Invitée, de Les Matins de France Culture ( 7 h 40 / 8 h 20), la sociologue Nathalie Heinich qui publie Penser contre son camp [celui de la gauche]. Itinéraire politique d’une intellectuelle de gauche (Gallimard).
Son discours est un bon outil pour comprendre le problème actuel de la gauche : l’orphelinat de la révolution et le désarroi de la pensée qu’il peut susciter.
Sa première référence fut le sociologue Pierre Bourdieu (il fut son directeur de thèse).
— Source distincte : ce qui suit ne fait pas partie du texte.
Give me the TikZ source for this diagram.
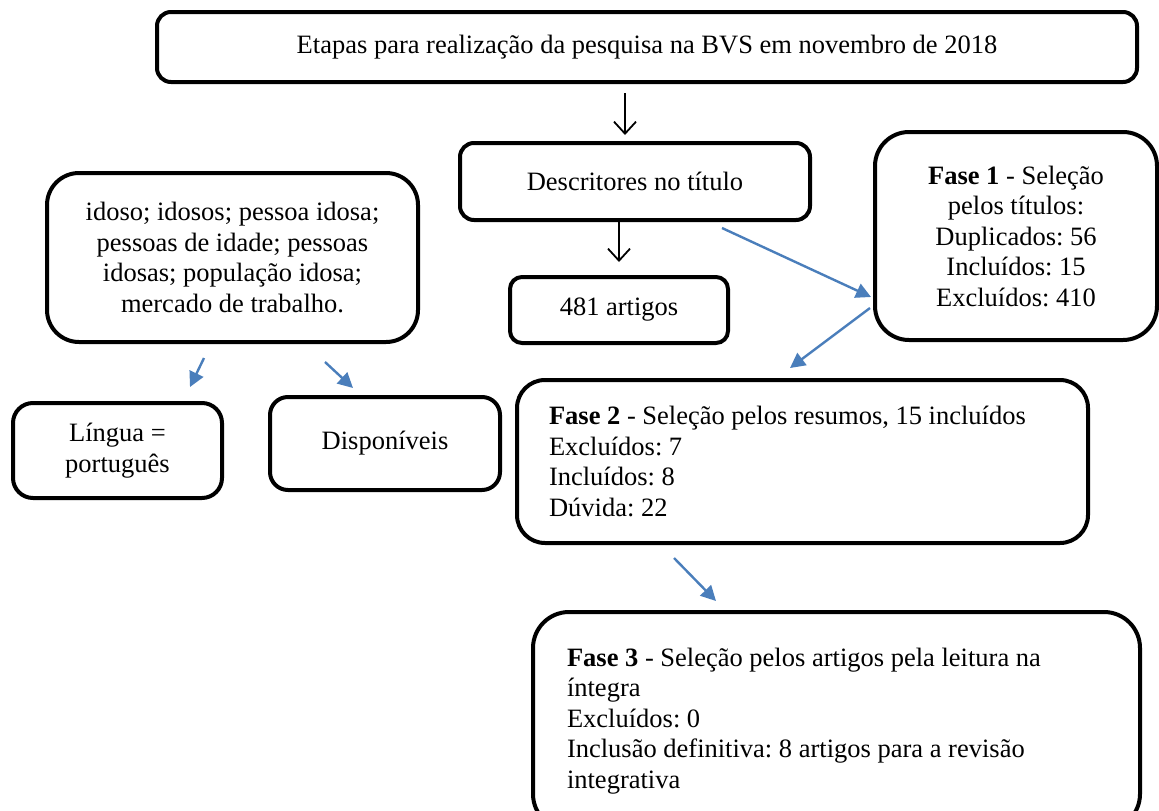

Ce sociologue (1930-2002) put donner l’impression d’une possibilité de changement révolutionnaire en quittant le seul domaine du conditionnement économique (Marx) et en proposant d’élargir le concept de « stratification sociale » ( en gros, tout ce que nous sommes, nous pensons est « construit » par le fait de vivre ensemble, en particulier dans le système capitaliste) à tous les domaines de la vie sociale, politique, intellectuelle etc.
C’était au moment de la fin de l’expérimentation communiste soviétique qui fut, depuis 1917, l’expression historique de La révolution.
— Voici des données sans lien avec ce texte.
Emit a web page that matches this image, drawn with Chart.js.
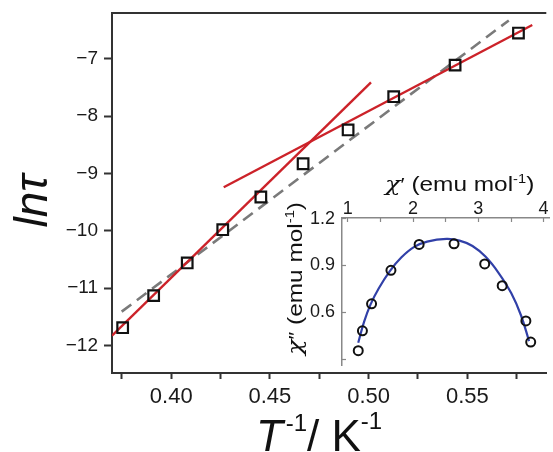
<!DOCTYPE html>
<html>
<head>
<meta charset="utf-8">
<script src="https://cdn.jsdelivr.net/npm/chart.js@4.4.1/dist/chart.umd.min.js"></script>
<style>
  html, body { margin: 0; padding: 0; background: #fff; overflow: hidden; }
  #wrap { position: relative; width: 553px; height: 452px; overflow: hidden; }
  #mainChart { position: absolute; left: 0; top: 0; }
  #insetChart { position: absolute; left: 270px; top: 150px; }
</style>
</head>
<body>
<div id="wrap">
  <canvas id="mainChart" width="556" height="452"></canvas>
  <canvas id="insetChart" width="286" height="222"></canvas>
</div>
<script>
// main panel: ln(tau) against 1/T
const invT = [0.3754, 0.3911, 0.4081, 0.4261, 0.4454, 0.4668, 0.4896, 0.5127, 0.5438, 0.5759];
const lnTau = [-11.69, -11.13, -10.56, -9.98, -9.41, -8.83, -8.24, -7.66, -7.11, -6.55];

// fitted straight lines (end points)
const fitLowX = [0.370, 0.5012];
const fitLowY = [-11.83, -7.41];
const fitHighX = [0.4266, 0.5829];
const fitHighY = [-9.24, -6.41];
const fitAllX = [0.3749, 0.5710];
const fitAllY = [-11.41, -6.33];

const xTicksMain = [0.375, 0.40, 0.425, 0.45, 0.475, 0.50, 0.525, 0.55, 0.575];
const yTicksMain = [-12, -11, -10, -9, -8, -7];

// inset: chi'' against chi'
const chi1 = [1.159, 1.223, 1.363, 1.660, 2.092, 2.627, 3.097, 3.365, 3.728, 3.802];
const chi2 = [0.355, 0.482, 0.655, 0.869, 1.035, 1.039, 0.910, 0.771, 0.545, 0.410];
const curveX = [1.159, 1.248, 1.348, 1.472, 1.646, 1.818, 2.017, 2.215, 2.513, 2.711, 2.910, 3.108, 3.306, 3.505, 3.654, 3.777];
const curveY = [0.406, 0.539, 0.651, 0.753, 0.866, 0.951, 1.019, 1.053, 1.070, 1.059, 1.025, 0.957, 0.855, 0.722, 0.580, 0.416];

const xTicksInset = [1, 1.5, 2, 2.5, 3, 3.5, 4];
const yTicksInset = [0.3, 0.45, 0.6, 0.75, 0.9, 1.05, 1.2];

const FONT = '"Liberation Sans", Arial, sans-serif';
const SERIF = '"DejaVu Serif", "Liberation Serif", serif';

function pts(xs, ys) {
    return xs.map((x, i) => ({ x: x, y: ys[i] }));
}

// draws a run of text pieces (used for superscripts)
function drawParts(ctx, parts) {
    let x = 0;
    parts.forEach(p => {
        ctx.font = p.font;
        ctx.fillText(p.t, x, p.dy || 0);
        x += ctx.measureText(p.t).width;
    });
}

const mainDecor = {
    id: 'mainDecor',
    afterDraw(chart) {
        const ctx = chart.ctx;
        const a = chart.chartArea;
        ctx.save();
        // top frame line
        ctx.strokeStyle = '#333';
        ctx.lineWidth = 2;
        ctx.beginPath();
        ctx.moveTo(a.left - 1, a.top);
        ctx.lineTo(a.right, a.top);
        ctx.stroke();

        ctx.fillStyle = '#111';
        ctx.textBaseline = 'alphabetic';
        // x title
        ctx.save();
        ctx.translate(256, 451);
        drawParts(ctx, [
            { t: 'T', font: 'italic 44px ' + FONT },
            { t: ' ', font: '10px ' + FONT },
            { t: '-1', font: '24px ' + FONT, dy: -20 },
            { t: '/ ', font: '44px ' + FONT },
            { t: 'K', font: '44px ' + FONT },
            { t: '-1', font: '24px ' + FONT, dy: -22 }
        ]);
        ctx.restore();

        // y title
        ctx.save();
        ctx.translate(47, 201);
        ctx.rotate(-Math.PI / 2);
        ctx.textAlign = 'center';
        ctx.font = 'italic 46px ' + FONT;
        ctx.fillText('ln\u03C4', 0, 0);
        ctx.restore();
        ctx.restore();
    }
};

const insetDecor = {
    id: 'insetDecor',
    beforeDraw(chart) {
        const ctx = chart.ctx;
        const a = chart.chartArea;
        ctx.save();
        ctx.fillStyle = '#fff';
        ctx.fillRect(a.left, a.top, a.right - a.left, a.bottom - a.top);
        ctx.restore();
    },
    afterDraw(chart) {
        const ctx = chart.ctx;
        const parts = (pr) => [
            { t: '\u03C7', font: 'italic 21px ' + SERIF },
            { t: pr, font: '18px ' + FONT },
            { t: ' (emu mol', font: '20px ' + FONT },
            { t: '-1', font: '12px ' + FONT, dy: -8 },
            { t: ')', font: '20px ' + FONT }
        ];
        ctx.save();
        ctx.fillStyle = '#111';
        ctx.textBaseline = 'alphabetic';
        ctx.save();
        ctx.translate(115, 41);
        ctx.scale(1.22, 1);
        drawParts(ctx, parts('\u2032'));
        ctx.restore();

        ctx.save();
        ctx.translate(32, 205);
        ctx.rotate(-Math.PI / 2);
        ctx.scale(1.22, 1);
        drawParts(ctx, parts('\u2033'));
        ctx.restore();
        ctx.restore();
    }
};

new Chart(document.getElementById('mainChart'), {
    type: 'scatter',
    data: {
        datasets: [
            {
                data: pts(invT, lnTau),
                pointStyle: 'rect',
                pointRadius: 7.5,
                borderColor: '#111',
                borderWidth: 2.2,
                backgroundColor: 'rgba(0,0,0,0)'
            },
            {
                data: pts(fitLowX, fitLowY),
                showLine: true,
                pointRadius: 0,
                borderColor: '#cc2229',
                borderWidth: 2.4
            },
            {
                data: pts(fitHighX, fitHighY),
                showLine: true,
                pointRadius: 0,
                borderColor: '#cc2229',
                borderWidth: 2.4
            },
            {
                data: pts(fitAllX, fitAllY),
                showLine: true,
                pointRadius: 0,
                borderColor: '#7a7a7a',
                borderWidth: 2.6,
                borderDash: [12, 7]
            }
        ]
    },
    options: {
        responsive: false,
        animation: false,
        layout: { padding: { top: 13, left: 0, right: 0, bottom: 0 } },
        plugins: {
            legend: { display: false },
            tooltip: { enabled: false }
        },
        scales: {
            x: {
                type: 'linear',
                min: 0.37,
                max: 0.59,
                afterBuildTicks: s => { s.ticks = xTicksMain.map(v => ({ value: v })); },
                afterFit: s => { s.height = 79; s.paddingLeft = 0; s.paddingRight = 0; },
                border: { color: '#333', width: 2 },
                grid: { drawOnChartArea: false, tickLength: 6, tickWidth: 2, tickColor: '#333' },
                ticks: {
                    padding: 5,
                    color: '#1a1a1a',
                    maxRotation: 0,
                    autoSkip: false,
                    font: { family: FONT, size: 22 },
                    callback: v => Math.abs(v * 20 - Math.round(v * 20)) < 1e-6 ? v.toFixed(2) : ''
                }
            },
            y: {
                type: 'linear',
                min: -12.48,
                max: -6.2,
                afterBuildTicks: s => { s.ticks = yTicksMain.map(v => ({ value: v })); },
                afterFit: s => { s.width = 112; s.paddingTop = 0; s.paddingBottom = 0; },
                border: { color: '#333', width: 2 },
                grid: { drawOnChartArea: false, tickLength: 8, tickWidth: 2, tickColor: '#333' },
                ticks: {
                    padding: 6,
                    color: '#1a1a1a',
                    font: { family: FONT, size: 19 },
                    callback: v => '\u2212' + Math.abs(v)
                }
            }
        }
    },
    plugins: [mainDecor]
});

new Chart(document.getElementById('insetChart'), {
    type: 'scatter',
    data: {
        datasets: [
            {
                data: pts(chi1, chi2),
                pointStyle: 'circle',
                pointRadius: 4.5,
                borderColor: '#111',
                borderWidth: 2,
                backgroundColor: 'rgba(0,0,0,0)'
            },
            {
                data: pts(curveX, curveY),
                showLine: true,
                pointRadius: 0,
                borderColor: '#3140a8',
                borderWidth: 2.2,
                tension: 0.4
            }
        ]
    },
    options: {
        responsive: false,
        animation: false,
        layout: { padding: 0 },
        plugins: {
            legend: { display: false },
            tooltip: { enabled: false }
        },
        scales: {
            x: {
                type: 'linear',
                position: 'top',
                min: 0.91,
                max: 4.09,
                afterBuildTicks: s => { s.ticks = xTicksInset.map(v => ({ value: v })); },
                afterFit: s => { s.height = 68; s.paddingLeft = 0; s.paddingRight = 0; },
                border: { color: '#888', width: 1.5 },
                grid: { drawOnChartArea: false, tickLength: -4, tickWidth: 1.2, tickColor: '#888' },
                ticks: {
                    padding: 2,
                    color: '#1a1a1a',
                    maxRotation: 0,
                    autoSkip: false,
                    font: { family: FONT, size: 18 },
                    callback: v => Number.isInteger(v) ? String(v) : ''
                }
            },
            y: {
                type: 'linear',
                min: 0.26,
                max: 1.204,
                afterBuildTicks: s => { s.ticks = yTicksInset.map(v => ({ value: v })); },
                afterFit: s => { s.width = 72; s.paddingTop = 0; s.paddingBottom = 0; },
                border: { color: '#888', width: 1.5 },
                grid: { drawOnChartArea: false, tickLength: -4, tickWidth: 1.2, tickColor: '#888' },
                ticks: {
                    padding: 11,
                    color: '#1a1a1a',
                    font: { family: FONT, size: 18 },
                    callback: v => (v > 0.5 && Math.abs(v / 0.3 - Math.round(v / 0.3)) < 1e-6) ? v.toFixed(1) : ''
                }
            }
        }
    },
    plugins: [insetDecor]
});
</script>
</body>
</html>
N. Heinich est donc « revenue » de Bourdieu, à mon sens moins pour ce qu’elle dit des limites de son système d’analyse que parce que la perspective révolutionnaire de substitution s’est révélée une illusion – ce qui n’enlève rien à la pertinence de Bourdieu qu’il faut seulement laisser dans le champ qui est le sien.
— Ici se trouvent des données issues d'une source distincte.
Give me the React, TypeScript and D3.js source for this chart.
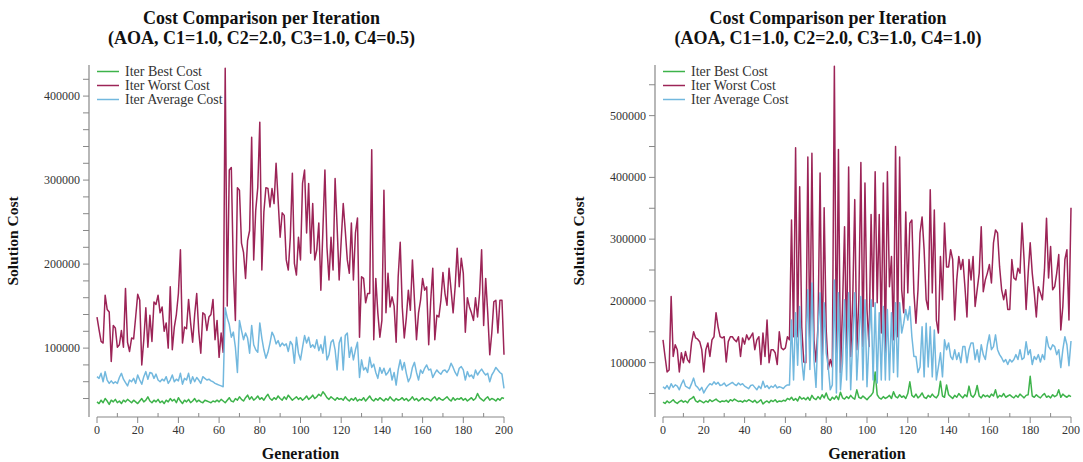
import React from 'react';
import * as d3 from 'd3';

// ---------------- DATA (values in thousands) ----------------
const generationTicks = [0, 20, 40, 60, 80, 100, 120, 140, 160, 180, 200];

// Left panel: C4 = 0.5
const bestA = [
  36, 34, 38, 35, 40, 37, 33, 38, 36, 39,
  35, 37, 34, 38, 36, 39, 37, 35, 38, 36,
  34, 37, 40, 36, 38, 42, 37, 35, 38, 36,
  39, 35, 37, 34, 38, 36, 40, 37, 39, 35,
  41, 37, 34, 38, 36, 39, 35, 37, 40, 36,
  38, 36, 35, 38, 37, 36, 35, 37, 36, 38,
  36, 39, 37, 35, 38, 41, 37, 36, 40, 38,
  42, 39, 37, 41, 44, 39, 42, 38, 40, 43,
  39, 41, 38, 42, 45, 40, 38, 41, 39, 43,
  40, 38, 42, 39, 44, 41, 38, 40, 42, 39,
  41, 38, 40, 43, 39, 41, 44, 40, 42, 45,
  43, 48, 45, 41, 39, 42, 40, 38, 41, 39,
  40, 38, 42, 39, 37, 40, 38, 41, 37, 39,
  38, 41, 37, 40, 43, 39, 37, 40, 38, 41,
  39, 37, 40, 38, 42, 39, 37, 40, 38, 39,
  41, 38, 40, 37, 39, 42, 38, 40, 37, 39,
  41, 38, 40, 39, 37, 40, 42, 38, 41, 39,
  38, 40, 42, 39, 37, 41, 38, 40, 39, 41,
  38, 40, 37, 39, 41, 38, 40, 46, 41, 39,
  37, 40, 42, 38, 40, 39, 37, 40, 38, 41,
  40,
];
const worstA = [
  137, 122, 108, 106, 163, 146, 143, 84, 127, 124,
  101, 104, 121, 101, 171, 107, 96, 112, 111, 137,
  164, 157, 80, 110, 148, 101, 139, 108, 155, 152,
  163, 142, 149, 120, 130, 100, 173, 98, 125, 140,
  165, 217, 106, 125, 123, 158, 130, 107, 140, 165,
  120, 94, 142, 140, 121, 137, 140, 158, 110, 133,
  89, 118, 95, 433, 150, 312, 315, 193, 133, 291,
  288, 225, 214, 183, 228, 240, 351, 205, 264, 291,
  369, 193, 262, 291, 290, 268, 290, 272, 320, 276,
  232, 261, 258, 205, 193, 232, 308, 201, 187, 232,
  205, 296, 312, 237, 296, 213, 272, 205, 217, 249,
  169, 240, 312, 220, 181, 232, 193, 302, 244, 181,
  228, 272, 240, 205, 189, 249, 181, 237, 255, 113,
  185, 183, 154, 165, 165, 336, 110, 183, 142, 113,
  133, 288, 142, 189, 149, 161, 150, 107, 185, 226,
  149, 112, 136, 169, 145, 205, 157, 110, 142, 157,
  183, 169, 173, 104, 157, 195, 110, 139, 137, 157,
  190, 165, 151, 195, 169, 142, 173, 219, 173, 207,
  189, 119, 160, 149, 142, 133, 160, 137, 165, 217,
  127, 183, 142, 92, 118, 155, 157, 118, 157, 157,
  92,
];
const avgA = [
  66, 64, 70, 60, 72, 62, 58, 61, 58, 60,
  58, 65, 70, 63, 59, 55, 62, 60, 64, 58,
  68, 62, 57, 66, 72, 63, 71, 70, 64, 69,
  62, 60, 63, 61, 66, 58, 62, 68, 60, 63,
  61, 70, 57, 64, 62, 70, 58, 66, 60, 65,
  62, 58, 66, 64, 62, 63, 61, 60, 58, 57,
  56, 55, 54, 148, 136, 128, 113, 119, 101, 71,
  133, 121, 110, 118, 112, 94, 127, 104, 98, 95,
  130, 112, 98, 88, 95, 106, 119, 114, 105, 109,
  102, 106, 103, 105, 96, 108, 104, 82, 113, 94,
  86, 101, 115, 106, 113, 101, 104, 100, 110, 97,
  104, 94, 114, 86, 92, 107, 110, 98, 74, 106,
  113, 74, 115, 118, 89, 101, 86, 98, 107, 65,
  86, 74, 77, 71, 89, 77, 81, 71, 64, 77,
  70, 76, 68, 71, 76, 62, 71, 56, 74, 86,
  74, 83, 70, 60, 65, 77, 83, 71, 62, 74,
  70, 76, 80, 74, 75, 65, 70, 74, 71, 69,
  73, 74, 71, 75, 82, 77, 71, 67, 76, 78,
  74, 62, 72, 66, 68, 64, 74, 68, 72, 75,
  71, 68, 70, 60, 68, 72, 77, 74, 71, 69,
  52,
];

// Right panel: C4 = 1.0
const bestB = [
  36, 34, 38, 35, 37, 40, 36, 34, 37, 39,
  36, 38, 35, 40, 42, 45, 38, 36, 39, 37,
  35, 38, 36, 40, 37, 39, 41, 38, 36, 38,
  37, 39, 36, 40, 38, 41, 39, 37, 38, 36,
  39, 37, 40, 38, 36, 39, 35, 37, 40, 33,
  36, 38, 35, 39, 37, 40, 36, 38, 37, 39,
  38, 42, 40, 44, 39, 42, 38, 45, 41, 43,
  40, 44, 39, 47, 42, 40, 45, 41, 48, 43,
  51, 42, 39, 44, 41, 46, 40, 52, 43, 41,
  45, 42, 47, 43, 41, 56, 44, 42, 46, 43,
  40, 44, 47, 52, 85, 48, 43, 41, 45, 42,
  44, 47, 42, 53, 45, 43, 48, 44, 46, 42,
  50, 69, 47, 44, 49, 43, 46, 51, 44, 42,
  47, 44, 49, 45, 43, 48, 70, 46, 44, 64,
  48, 45, 42, 47, 44, 50, 46, 43, 48, 45,
  62, 47, 44, 49, 63, 46, 43, 48, 45, 47,
  44, 49, 46, 56, 43, 47, 45, 50, 44, 46,
  48, 45, 43, 47, 44, 49, 46, 43, 47, 48,
  78, 46, 44, 48, 45, 43, 47, 50, 44, 46,
  43, 48, 45, 47, 56, 44, 49, 46, 44, 47,
  45,
];
const worstB = [
  137, 110, 85, 88, 207, 110, 129, 121, 85, 116,
  100, 118, 105, 100, 132, 150, 140, 138, 134, 121,
  85, 121, 132, 110, 137, 142, 181, 158, 142, 140,
  142, 101, 134, 142, 142, 137, 134, 142, 110, 140,
  130, 145, 137, 142, 148, 121, 137, 142, 97, 148,
  110, 169, 100, 121, 121, 116, 97, 150, 124, 121,
  124, 142, 137, 331, 142, 448, 142, 385, 158, 101,
  100, 433, 116, 439, 137, 101, 161, 407, 100, 351,
  153, 89, 105, 93, 580, 105, 445, 84, 191, 320,
  121, 417, 110, 202, 364, 121, 202, 424, 126, 391,
  186, 126, 340, 191, 409, 197, 340, 148, 391, 110,
  409, 223, 272, 137, 450, 142, 433, 218, 181, 344,
  213, 326, 331, 213, 164, 218, 310, 336, 283, 202,
  186, 380, 213, 347, 169, 148, 272, 202, 326, 255,
  255, 283, 267, 169, 234, 272, 251, 267, 223, 174,
  267, 234, 272, 191, 218, 245, 320, 215, 234, 245,
  259, 229, 294, 315, 310, 255, 218, 202, 218, 186,
  186, 267, 237, 234, 253, 245, 326, 267, 186, 245,
  294, 245, 213, 174, 223, 213, 202, 251, 334, 237,
  288, 218, 223, 245, 275, 153, 191, 267, 283, 169,
  351,
];
const avgB = [
  61, 58, 63, 57, 66, 60, 64, 62, 56, 65,
  72, 62, 60, 58, 66, 75, 63, 60, 55, 60,
  51, 57, 62, 66, 64, 69, 65, 68, 63, 64,
  67, 62, 64, 66, 68, 65, 63, 67, 64, 66,
  62, 60, 58, 63, 64, 60, 56, 62, 58, 70,
  60, 63, 58, 62, 60, 64, 59, 61, 60, 58,
  62, 64, 64, 169, 72, 181, 96, 191, 105, 72,
  116, 218, 89, 229, 105, 60, 153, 213, 56, 197,
  116, 93, 56, 64, 234, 51, 213, 56, 100, 202,
  72, 213, 56, 137, 213, 72, 137, 207, 72, 202,
  61, 137, 202, 72, 197, 67, 181, 72, 191, 72,
  186, 72, 181, 84, 197, 77, 197, 148, 164, 186,
  169, 191, 142, 110, 110, 84, 93, 158, 77, 164,
  93, 158, 77, 153, 72, 93, 116, 77, 137, 121,
  132, 110, 105, 121, 105, 116, 100, 126, 126, 100,
  121, 132, 132, 105, 121, 101, 129, 113, 105, 129,
  145, 121, 126, 145, 121, 113, 108, 101, 105, 97,
  105, 101, 105, 113, 105, 121, 105, 108, 134, 113,
  121, 97, 110, 105, 113, 101, 113, 105, 142, 126,
  121, 129, 126, 113, 121, 92, 121, 142, 129, 95,
  135,
];

const yMinorA = [40000, 60000, 80000, 100000, 120000, 140000, 160000, 180000, 200000, 220000, 240000, 260000, 280000, 300000, 320000, 340000, 360000, 380000, 400000, 420000];
const yLabelsA = [100000, 200000, 300000, 400000];
const yMinorB = [50000, 100000, 150000, 200000, 250000, 300000, 350000, 400000, 450000, 500000, 550000];
const yLabelsB = [100000, 200000, 300000, 400000, 500000];
const seriesNames = ['Iter Best Cost', 'Iter Worst Cost', 'Iter Average Cost'];

// ---------------- STYLE ----------------
const FONT = '"Liberation Serif", "Times New Roman", serif';
const COLORS = ['#3db34a', '#9c2457', '#72b8de'];
const AXIS = '#888';
const TXT = '#333';

type PanelProps = {
  x0: number; x1: number;
  yDomain: [number, number];
  title1: string; title2: string;
  best: number[]; worst: number[]; avg: number[];
  minor: number[]; labels: number[];
};

function Panel({ x0, x1, yDomain, title1, title2, best, worst, avg, minor, labels }: PanelProps) {
  const top = 65, bottom = 417;
  const xs = d3.scaleLinear().domain([0, 200]).range([x0, x1]);
  const ys = d3.scaleLinear().domain(yDomain).range([bottom, top]);
  const axisX = x0 - 8;
  const line = d3.line<number>().x((_, i) => xs(i)).y(d => ys(d * 1000));
  const xTicks = d3.range(0, 201, 10);
  const cx = (x0 + x1) / 2;
  const series = [best, worst, avg];
  return (
    <g>
      <text x={cx - 39} y={24} textAnchor="middle" fontFamily={FONT} fontWeight="bold" fontSize={18} fill="#111">{title1}</text>
      <text x={cx - 39} y={44} textAnchor="middle" fontFamily={FONT} fontWeight="bold" fontSize={18} fill="#111">{title2}</text>
      {/* y axis */}
      <line x1={axisX} x2={axisX} y1={top} y2={bottom} stroke={AXIS} strokeWidth={1.2} />
      {minor.map(v => (
        <line key={v} x1={axisX - 6} x2={axisX} y1={ys(v)} y2={ys(v)} stroke={AXIS} strokeWidth={1} />
      ))}
      {labels.map(v => (
        <text key={'l' + v} x={axisX - 9} y={ys(v) + 4} textAnchor="end" fontFamily={FONT} fontSize={12} fill={TXT}>{v}</text>
      ))}
      <text transform={`translate(${axisX - 71},${241}) rotate(-90)`} textAnchor="middle" fontFamily={FONT} fontWeight="bold" fontSize={15.5} fill="#111">Solution Cost</text>
      {/* x axis */}
      <line x1={x0} x2={x1} y1={bottom} y2={bottom} stroke={AXIS} strokeWidth={1.2} />
      {xTicks.map(t => (
        <line key={'x' + t} x1={xs(t)} x2={xs(t)} y1={bottom} y2={t % 20 === 0 ? bottom + 6 : bottom - 4} stroke={AXIS} strokeWidth={1} />
      ))}
      {generationTicks.map(t => (
        <text key={'xl' + t} x={xs(t)} y={434} textAnchor="middle" fontFamily={FONT} fontSize={12} fill={TXT}>{t}</text>
      ))}
      <text x={cx} y={459} textAnchor="middle" fontFamily={FONT} fontWeight="bold" fontSize={16} fill="#111">Generation</text>
      {/* series */}
      {series.map((s, i) => (
        <path key={'s' + i} d={line(s) || ''} fill="none" stroke={COLORS[i]} strokeWidth={1.5} strokeLinejoin="round" />
      ))}
      {/* legend */}
      {seriesNames.map((n, i) => (
        <g key={'lg' + i}>
          <line x1={x0} x2={x0 + 22} y1={71.5 + i * 14} y2={71.5 + i * 14} stroke={COLORS[i]} strokeWidth={1.5} />
          <text x={x0 + 28} y={76 + i * 14} fontFamily={FONT} fontSize={14} fill={TXT}>{n}</text>
        </g>
      ))}
    </g>
  );
}

export default function App() {
  return (
    <svg width={1083} height={462} style={{ position: 'absolute', left: 0, top: 0, background: '#fff' }}>
      <Panel x0={97} x1={504} yDomain={[18000, 437000]}
        title1="Cost Comparison per Iteration" title2="(AOA, C1=1.0, C2=2.0, C3=1.0, C4=0.5)"
        best={bestA} worst={worstA} avg={avgA} minor={yMinorA} labels={yLabelsA} />
      <Panel x0={663} x1={1071} yDomain={[12000, 582000]}
        title1="Cost Comparison per Iteration" title2="(AOA, C1=1.0, C2=2.0, C3=1.0, C4=1.0)"
        best={bestB} worst={worstB} avg={avgB} minor={yMinorB} labels={yLabelsB} />
    </svg>
  );
}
Là est son désarroi : l’absence de perspectives révolutionnaires et le fait qu’elle « oublie » cette dimension majeure dans l’histoire de la gauche, qu’elle se contente de parler de « valeurs » est sans doute le signe d’un refoulement.
Ce désarroi est celui d’une partie de la gauche (socialiste) ainsi confrontée à cette contradiction : comment désigner le wokisme comme un adversaire de la gauche ( ce qu’il est pour N. Heinich) alors qu’il est présenté par D. Trump et V. Poutine comme l’ennemi à abattre, sans courir le risque de les rejoindre dans un discours fascisant, comme d’autres « intellectuels » ( les «» pour signifier que je n’aime pas ce mot) l’ont déjà fait ?
Une autre partie de la gauche(LFI notamment) s’en sort par la fuite en avant et le dogmatisme.
Ce qui me semble significatif du désarroi et du refoulement : dans le dialogue de 80 minutes, le mot commun n’a pas été prononcé.